Forte de ce constat, France tiers-lieu incite à l’action des pouvoirs publics et recommande aux collectivités de “mettre progressivement à disposition 20 % des locaux d’activités du territoire au prix des charges, pour accueillir des activités solidaires et de transition”.
Jusqu’ici, l’impression de prêcher dans le désert
“De notre côté, on se bouge. On a monté l’association “Chelles en circuit court” avec tous les commerçants et les citoyens engagés de la commune. Mais côté municipalité, il n’y a pas de vision, aucune évaluation de l’impact de ce qu’on fait.”
De là à dire que les villes délèguent aux tiers-lieux les missions de sensibilisation à l’éco-responsabilité, il n’y a qu’un pas que Marion Crosnier, elle, n'hésite pas à franchir. Elle poursuit : “Quand on gère un éco-lieu, on est un peu comme une délégation de service public, à la différence près que notre action est gratos pour la ville.”
Bien qu’ils se trouvent en cœur de ville, les locaux qu’occupe ce tiers-lieu n’ont pas été mis à disposition par la mairie, ni l’installation n’a-t-elle été encouragée par le maire.

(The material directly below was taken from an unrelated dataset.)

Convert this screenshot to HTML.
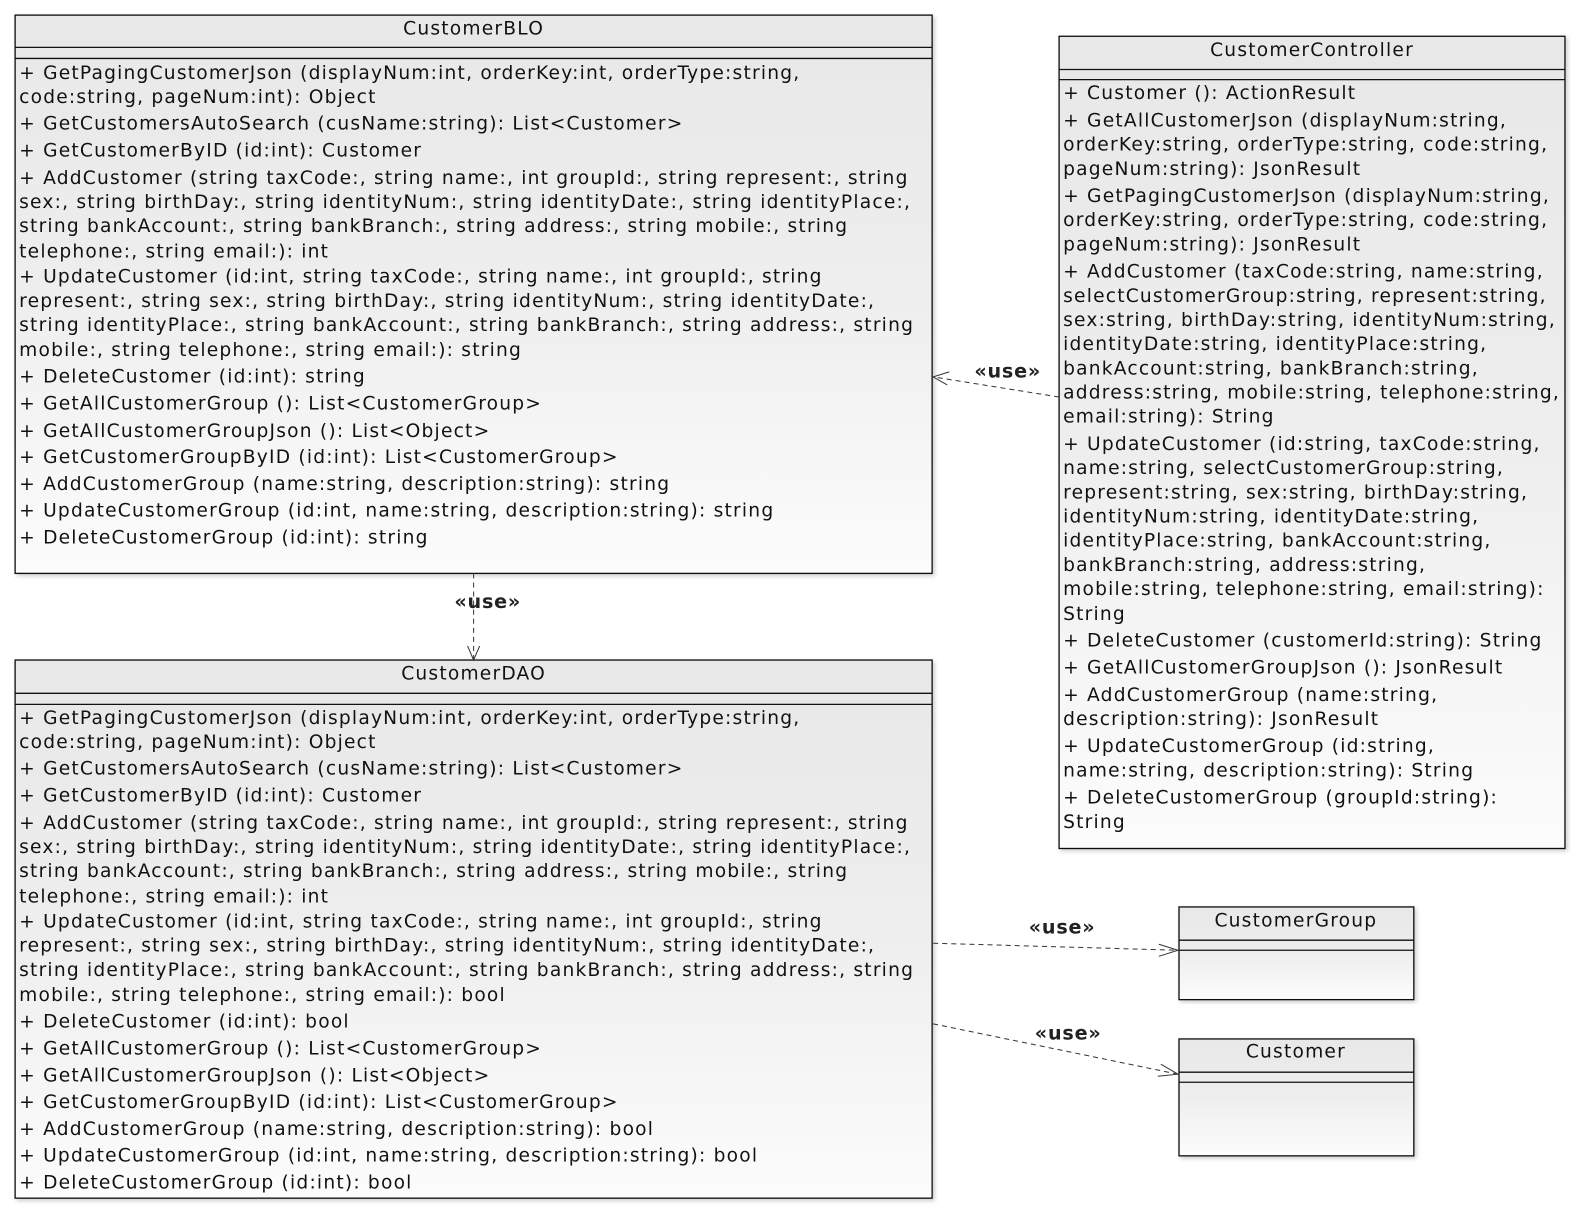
<!DOCTYPE html>
<html><head><meta charset="utf-8"><style>
html,body{margin:0;padding:0;background:#fff;}
svg{display:block;}
text{font-family:"DejaVu Sans","Liberation Sans",sans-serif;font-size:18.5px;fill:#111;dominant-baseline:central;letter-spacing:1.2px;}
.t{text-anchor:middle;}
.u{font-weight:bold;font-size:19px;fill:#222;text-anchor:middle;letter-spacing:0.8px;}
.b{stroke:#111;stroke-width:1.3;}
.d{stroke:#333;stroke-width:1;stroke-dasharray:5,4;fill:none;}
.a{stroke:#333;stroke-width:1;fill:none;}
</style></head><body>
<svg width="1580" height="1212" viewBox="0 0 1580 1212" xmlns="http://www.w3.org/2000/svg">
<defs>
<linearGradient id="g" x1="0" y1="0" x2="0" y2="1"><stop offset="0" stop-color="#e8e8e8"/><stop offset="0.5" stop-color="#eeeeee"/><stop offset="1" stop-color="#fcfcfc"/></linearGradient>
<filter id="s" x="-5%" y="-5%" width="110%" height="110%"><feDropShadow dx="2" dy="2" stdDeviation="2" flood-color="#000" flood-opacity="0.2"/></filter>
</defs>
<g transform="scale(1.0077)">
<!-- CustomerBLO -->
<rect x="15" y="15" width="910" height="554" fill="url(#g)" class="b" filter="url(#s)"/>
<line x1="15" y1="47" x2="925" y2="47" class="b"/><line x1="15" y1="58" x2="925" y2="58" class="b"/>
<text x="470" y="29" class="t">CustomerBLO</text>
<g>
<text x="19" y="73">+ GetPagingCustomerJson (displayNum:int, orderKey:int, orderType:string,</text>
<text x="19" y="97">code:string, pageNum:int): Object</text>
<text x="19" y="123">+ GetCustomersAutoSearch (cusName:string): List&lt;Customer&gt;</text>
<text x="19" y="150">+ GetCustomerByID (id:int): Customer</text>
<text x="19" y="177">+ AddCustomer (string taxCode:, string name:, int groupId:, string represent:, string</text>
<text x="19" y="201">sex:, string birthDay:, string identityNum:, string identityDate:, string identityPlace:,</text>
<text x="19" y="225">string bankAccount:, string bankBranch:, string address:, string mobile:, string</text>
<text x="19" y="250">telephone:, string email:): int</text>
<text x="19" y="275">+ UpdateCustomer (id:int, string taxCode:, string name:, int groupId:, string</text>
<text x="19" y="299">represent:, string sex:, string birthDay:, string identityNum:, string identityDate:,</text>
<text x="19" y="323">string identityPlace:, string bankAccount:, string bankBranch:, string address:, string</text>
<text x="19" y="348">mobile:, string telephone:, string email:): string</text>
<text x="19" y="374">+ DeleteCustomer (id:int): string</text>
<text x="19" y="401">+ GetAllCustomerGroup (): List&lt;CustomerGroup&gt;</text>
<text x="19" y="428">+ GetAllCustomerGroupJson (): List&lt;Object&gt;</text>
<text x="19" y="454">+ GetCustomerGroupByID (id:int): List&lt;CustomerGroup&gt;</text>
<text x="19" y="481">+ AddCustomerGroup (name:string, description:string): string</text>
<text x="19" y="507">+ UpdateCustomerGroup (id:int, name:string, description:string): string</text>
<text x="19" y="534">+ DeleteCustomerGroup (id:int): string</text>
</g>

<!-- CustomerDAO -->
<rect x="15" y="655" width="910" height="534" fill="url(#g)" class="b" filter="url(#s)"/>
<line x1="15" y1="688" x2="925" y2="688" class="b"/><line x1="15" y1="699" x2="925" y2="699" class="b"/>
<text x="470" y="669" class="t">CustomerDAO</text>
<g>
<text x="19" y="713">+ GetPagingCustomerJson (displayNum:int, orderKey:int, orderType:string,</text>
<text x="19" y="737">code:string, pageNum:int): Object</text>
<text x="19" y="763">+ GetCustomersAutoSearch (cusName:string): List&lt;Customer&gt;</text>
<text x="19" y="790">+ GetCustomerByID (id:int): Customer</text>
<text x="19" y="817">+ AddCustomer (string taxCode:, string name:, int groupId:, string represent:, string</text>
<text x="19" y="841">sex:, string birthDay:, string identityNum:, string identityDate:, string identityPlace:,</text>
<text x="19" y="865">string bankAccount:, string bankBranch:, string address:, string mobile:, string</text>
<text x="19" y="890">telephone:, string email:): int</text>
<text x="19" y="915">+ UpdateCustomer (id:int, string taxCode:, string name:, int groupId:, string</text>
<text x="19" y="939">represent:, string sex:, string birthDay:, string identityNum:, string identityDate:,</text>
<text x="19" y="963">string identityPlace:, string bankAccount:, string bankBranch:, string address:, string</text>
<text x="19" y="988">mobile:, string telephone:, string email:): bool</text>
<text x="19" y="1014">+ DeleteCustomer (id:int): bool</text>
<text x="19" y="1041">+ GetAllCustomerGroup (): List&lt;CustomerGroup&gt;</text>
<text x="19" y="1068">+ GetAllCustomerGroupJson (): List&lt;Object&gt;</text>
<text x="19" y="1094">+ GetCustomerGroupByID (id:int): List&lt;CustomerGroup&gt;</text>
<text x="19" y="1121">+ AddCustomerGroup (name:string, description:string): bool</text>
<text x="19" y="1147">+ UpdateCustomerGroup (id:int, name:string, description:string): bool</text>
<text x="19" y="1174">+ DeleteCustomerGroup (id:int): bool</text>
</g>

<!-- CustomerController -->
<rect x="1051" y="36" width="502" height="806" fill="url(#g)" class="b" filter="url(#s)"/>
<line x1="1051" y1="69" x2="1553" y2="69" class="b"/><line x1="1051" y1="79" x2="1553" y2="79" class="b"/>
<text x="1302" y="50" class="t">CustomerController</text>
<g>
<text x="1055" y="93">+ Customer (): ActionResult</text>
<text x="1055" y="120">+ GetAllCustomerJson (displayNum:string,</text>
<text x="1055" y="144">orderKey:string, orderType:string, code:string,</text>
<text x="1055" y="168">pageNum:string): JsonResult</text>
<text x="1055" y="195">+ GetPagingCustomerJson (displayNum:string,</text>
<text x="1055" y="219">orderKey:string, orderType:string, code:string,</text>
<text x="1055" y="243">pageNum:string): JsonResult</text>
<text x="1055" y="270">+ AddCustomer (taxCode:string, name:string,</text>
<text x="1055" y="294">selectCustomerGroup:string, represent:string,</text>
<text x="1055" y="318">sex:string, birthDay:string, identityNum:string,</text>
<text x="1055" y="342">identityDate:string, identityPlace:string,</text>
<text x="1055" y="366">bankAccount:string, bankBranch:string,</text>
<text x="1055" y="390">address:string, mobile:string, telephone:string,</text>
<text x="1055" y="414">email:string): String</text>
<text x="1055" y="441">+ UpdateCustomer (id:string, taxCode:string,</text>
<text x="1055" y="465">name:string, selectCustomerGroup:string,</text>
<text x="1055" y="489">represent:string, sex:string, birthDay:string,</text>
<text x="1055" y="513">identityNum:string, identityDate:string,</text>
<text x="1055" y="537">identityPlace:string, bankAccount:string,</text>
<text x="1055" y="561">bankBranch:string, address:string,</text>
<text x="1055" y="585">mobile:string, telephone:string, email:string):</text>
<text x="1055" y="610">String</text>
<text x="1055" y="636">+ DeleteCustomer (customerId:string): String</text>
<text x="1055" y="663">+ GetAllCustomerGroupJson (): JsonResult</text>
<text x="1055" y="690">+ AddCustomerGroup (name:string,</text>
<text x="1055" y="714">description:string): JsonResult</text>
<text x="1055" y="741">+ UpdateCustomerGroup (id:string,</text>
<text x="1055" y="765">name:string, description:string): String</text>
<text x="1055" y="792">+ DeleteCustomerGroup (groupId:string):</text>
<text x="1055" y="816">String</text>
</g>

<!-- CustomerGroup -->
<rect x="1170" y="900" width="233" height="92" fill="url(#g)" class="b" filter="url(#s)"/>
<line x1="1170" y1="933" x2="1403" y2="933" class="b"/><line x1="1170" y1="943" x2="1403" y2="943" class="b"/>
<text x="1286" y="914" class="t">CustomerGroup</text>

<!-- Customer -->
<rect x="1170" y="1031" width="233" height="116" fill="url(#g)" class="b" filter="url(#s)"/>
<line x1="1170" y1="1064" x2="1403" y2="1064" class="b"/><line x1="1170" y1="1074" x2="1403" y2="1074" class="b"/>
<text x="1286" y="1044" class="t">Customer</text>

<!-- connectors -->
<line x1="470" y1="569" x2="470" y2="654" class="d"/>
<polyline points="464,641 470,655 476,641" class="a"/>
<text x="484" y="597" class="u">«use»</text>

<line x1="1051" y1="394" x2="926" y2="374" class="d"/>
<polyline points="942,369 926,374 940,382" class="a"/>
<text x="1000" y="368" class="u">«use»</text>

<line x1="926" y1="936" x2="1169" y2="943" class="d"/>
<polyline points="1150,937 1169,943 1150,949" class="a"/>
<text x="1054" y="920" class="u">«use»</text>

<line x1="926" y1="1016" x2="1169" y2="1066" class="d"/>
<polyline points="1152,1056 1169,1066 1149,1068" class="a"/>
<text x="1060" y="1025" class="u">«use»</text>
</g>
</svg>
</body></html>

L’espace est proposé par la SNCF. La ville récolte les fruits d’un arbre qu’elle n’a ni planté, ni participé à cultiver.
“Le déploiement à grande échelle [des] tiers-lieux transitionnels et leur capacité à impacter les transitions suppose la mise en place d’une action publique dédiée. Avec un premier défi qui consisterait à reconnaître cette catégorie spécifique de tiers-lieux, en y associant un accompagnement humain, financier et méthodologique dédié. Un second défi concerne l’évaluation des impacts de ces tiers- lieux transitionnels.” explique Raphaël Besson, Directeur de Villes Innovations et chercheur associé au laboratoire PACTE dans le rapport 2021 de France Tiers-lieux, avant d’ajouter “Nous faisons [...] l’hypothèse que la valeur principale des tiers-lieux transitionnels réside moins dans leurs outputs (leurs effets matériels directs et quantifiables) que dans leurs externalités. Leur valeur est comparable à l’activité pollinisatrice des abeilles, dont la valeur est mille fois supérieure à l’output qu’elles produisent susceptible de faire l’objet d’un usage marchand : le miel vendu sur les marchés.”